▶ _Work required_: Of all the lines in this data, how many include "Generate"? Respond with the number only.

▶ _Input rows_:
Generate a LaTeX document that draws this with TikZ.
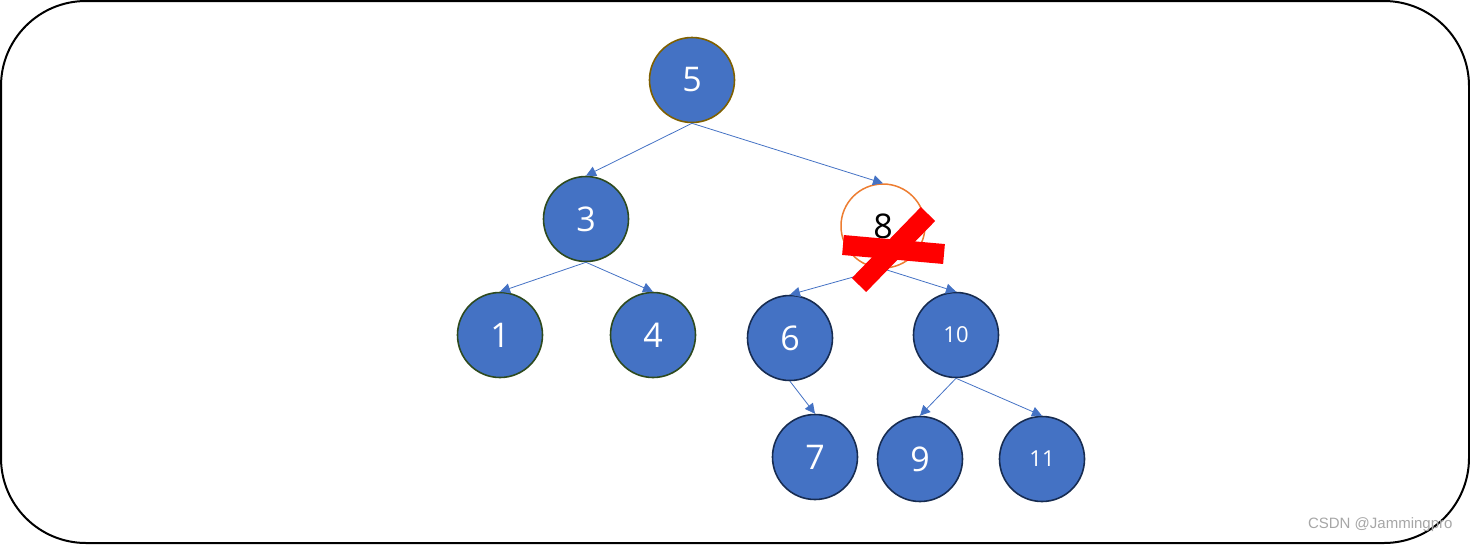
\documentclass[tikz,border=0pt]{standalone}
\usepackage{fontspec}
\setmainfont{Open Sans}
\newfontfamily\wmfont{Liberation Sans}
\usetikzlibrary{arrows.meta}
\definecolor{nodeblue}{HTML}{4472C4}
\definecolor{brownb}{HTML}{7F6000}
\definecolor{greenb}{HTML}{2E4A1E}
\definecolor{navyb}{HTML}{172C51}
\definecolor{orangeb}{HTML}{ED7D31}
\begin{document}
\begin{tikzpicture}[x=1pt,y=-1pt,
  tnode/.style={circle,fill=nodeblue,draw,line width=1.6pt,minimum size=85pt,inner sep=0pt,text=white,font=\fontsize{34}{34}\selectfont},
  smalltext/.style={font=\fontsize{22}{22}\selectfont},
  edge/.style={draw=nodeblue,line width=0.8pt,-{Triangle[width=10pt,length=10pt]}},
  xbar/.style={draw=red,line width=20pt}
]
\useasboundingbox (0,0) rectangle (1470,544);
\draw[line width=2pt,rounded corners=85pt] (1,1) rectangle (1469,543);

\node[tnode,draw=brownb] (n5) at (692,80) {5};
\node[tnode,draw=greenb] (n3) at (586,219) {3};
\node[circle,draw=orangeb,line width=1.5pt,fill=white,minimum size=84pt,inner sep=0pt,font=\fontsize{34}{34}\selectfont] (n8) at (883,226) {8};
\node[tnode,draw=greenb] (n1) at (500,335) {1};
\node[tnode,draw=greenb] (n4) at (653,335) {4};
\node[tnode,draw=navyb] (n6) at (790,338) {6};
\node[tnode,draw=navyb,smalltext] (n10) at (956,335) {10};
\node[tnode,draw=navyb] (n7) at (815,457) {7};
\node[tnode,draw=navyb] (n9) at (920,459) {9};
\node[tnode,draw=navyb,smalltext] (n11) at (1042,459) {11};

\draw[edge] (n5.south) -- (n3.north);
\draw[edge] (n5.south) -- (n8.north);
\draw[edge] (n3.south) -- (n1.north);
\draw[edge] (n3.south) -- (n4.north);
\draw[edge] (n8.south) -- (n6.north);
\draw[edge] (n8.south) -- (n10.north);
\draw[edge] (n6.south) -- (n7.north);
\draw[edge] (n10.south) -- (n9.north);
\draw[edge] (n10.south) -- (n11.north);

\coordinate (xa1) at (843,245);
\coordinate (xa2) at (944,254);
\coordinate (xb1) at (928,214);
\coordinate (xb2) at (859,285);
\draw[xbar] (xa1) -- (xa2);
\draw[xbar] (xb1) -- (xb2);

\node[text=gray!70,font=\wmfont\fontsize{15}{15}\selectfont,anchor=east] (wm) at (1456,525) {CSDN @Jammingpro};
\end{tikzpicture}
\end{document}
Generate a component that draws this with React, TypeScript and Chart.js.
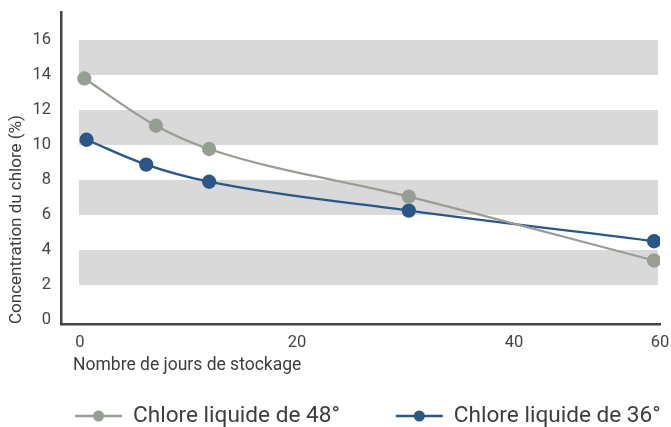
import { useEffect, useRef } from 'react';
import { Chart, registerables } from 'chart.js';

Chart.register(...registerables);

const seriesNames = ['Chlore liquide de 48°', 'Chlore liquide de 36°'];
const days48 = [0.4, 7.0, 11.9, 30.3, 52.9];
const chlore48 = [13.8, 11.1, 9.77, 7.05, 3.4];
const days36 = [0.6, 6.1, 11.9, 30.3, 52.9];
const chlore36 = [10.3, 8.88, 7.9, 6.25, 4.5];
const xTickValues = [0, 20, 40, 53.45];
const xTickLabels = ['0', '20', '40', '60'];
const yTickValues = [0, 2, 4, 6, 8, 10, 12, 14, 16];
const bandLows = [2, 6, 10, 14];
const bandHighs = [4, 8, 12, 16];
const yTitle = 'Concentration du chlore (%)';
const xTitle = 'Nombre de jours de stockage';

const GRAY = '#979f94';
const BLUE = '#2b5688';
const BAND = '#d8d9d8';
const AXIS = '#444444';
const TEXT = '#3d3d3d';
const FONT = 'Roboto, "DejaVu Sans", sans-serif';

const bandsPlugin = {
  id: 'bands',
  beforeDatasetsDraw(chart: any) {
    const { ctx, chartArea, scales } = chart;
    const y = scales.y;
    ctx.save();
    ctx.fillStyle = BAND;
    const l = chartArea.left + 18;
    const r = chartArea.right - 2;
    bandLows.forEach((lo, i) => {
      const t = y.getPixelForValue(bandHighs[i]);
      const b = y.getPixelForValue(lo);
      ctx.fillRect(l, t, r - l, b - t);
    });
    ctx.restore();
  },
};

const textPlugin = {
  id: 'texts',
  afterDraw(chart: any) {
    const { ctx, chartArea } = chart;
    ctx.save();
    ctx.fillStyle = TEXT;
    ctx.textBaseline = 'middle';
    ctx.textAlign = 'left';
    ctx.font = `17.5px ${FONT}`;
    ctx.fillText(xTitle, chartArea.left + 12, 366);

    // legend
    const ly = 416;
    let x = 75;
    ctx.font = `22.6px ${FONT}`;
    chart.data.datasets.forEach((ds: any) => {
      const color = ds.borderColor;
      ctx.strokeStyle = color;
      ctx.lineWidth = 2.5;
      ctx.beginPath();
      ctx.moveTo(x, ly);
      ctx.lineTo(x + 47, ly);
      ctx.stroke();
      ctx.fillStyle = color;
      ctx.beginPath();
      ctx.arc(x + 23.5, ly, 5.5, 0, Math.PI * 2);
      ctx.fill();
      ctx.fillStyle = TEXT;
      ctx.fillText(ds.label, x + 58, ly);
      x += 58 + ctx.measureText(ds.label).width + 56;
    });
    ctx.restore();
  },
};

export default function App() {
  const ref = useRef<HTMLCanvasElement | null>(null);

  useEffect(() => {
    if (!ref.current) return;
    const chart = new Chart(ref.current, {
      type: 'line',
      data: {
        datasets: [
          {
            label: seriesNames[0],
            data: days48.map((d, i) => ({ x: d, y: chlore48[i] })),
            borderColor: GRAY,
            backgroundColor: GRAY,
            pointBackgroundColor: GRAY,
            pointBorderColor: GRAY,
            pointRadius: 6,
            borderWidth: 2.3,
            cubicInterpolationMode: 'monotone',
          },
          {
            label: seriesNames[1],
            data: days36.map((d, i) => ({ x: d, y: chlore36[i] })),
            borderColor: BLUE,
            backgroundColor: BLUE,
            pointBackgroundColor: BLUE,
            pointBorderColor: BLUE,
            pointRadius: 6,
            borderWidth: 2.3,
            cubicInterpolationMode: 'monotone',
          },
        ],
      },
      options: {
        animation: false,
        responsive: false,
        layout: { padding: { left: 0, right: 11, top: 12, bottom: 0 } },
        plugins: {
          legend: { display: false },
          tooltip: { enabled: false },
        },
        scales: {
          x: {
            type: 'linear',
            min: -1.75,
            max: 53.45,
            grid: { display: false, drawTicks: false },
            border: { display: true, color: AXIS, width: 2.5 },
            afterBuildTicks: (scale: any) => {
              scale.ticks = xTickValues.map((v) => ({ value: v }));
            },
            afterFit: (scale: any) => {
              scale.height = 103;
              scale.paddingLeft = 0;
              scale.paddingRight = 0;
            },
            ticks: {
              autoSkip: false,
              maxRotation: 0,
              padding: 9,
              color: AXIS,
              font: { family: FONT, size: 16.5 },
              callback: (_v: any, i: number) => xTickLabels[i],
            },
          },
          y: {
            type: 'linear',
            min: -0.23,
            max: 17.6,
            grid: { display: false, drawTicks: false },
            border: { display: true, color: AXIS, width: 2.5 },
            afterBuildTicks: (scale: any) => {
              scale.ticks = yTickValues.map((v) => ({ value: v }));
            },
            afterFit: (scale: any) => {
              scale.width = 61;
              scale.paddingTop = 0;
              scale.paddingBottom = 0;
            },
            ticks: {
              padding: 10,
              color: AXIS,
              font: { family: FONT, size: 16.5 },
              callback: (v: any) => String(v),
            },
            title: {
              display: true,
              text: yTitle,
              align: 'start',
              color: TEXT,
              padding: { top: 7, bottom: 0 },
              font: { family: FONT, size: 17 },
            },
          },
        },
      },
      plugins: [bandsPlugin, textPlugin],
    } as any);
    return () => chart.destroy();
  }, []);

  return (
    <div style={{ position: 'fixed', left: 0, top: 0, width: 671, height: 427, background: '#fff' }}>
      <canvas ref={ref} width={671} height={427} style={{ display: 'block' }} />
    </div>
  );
}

▶ _Exercise solution_: 2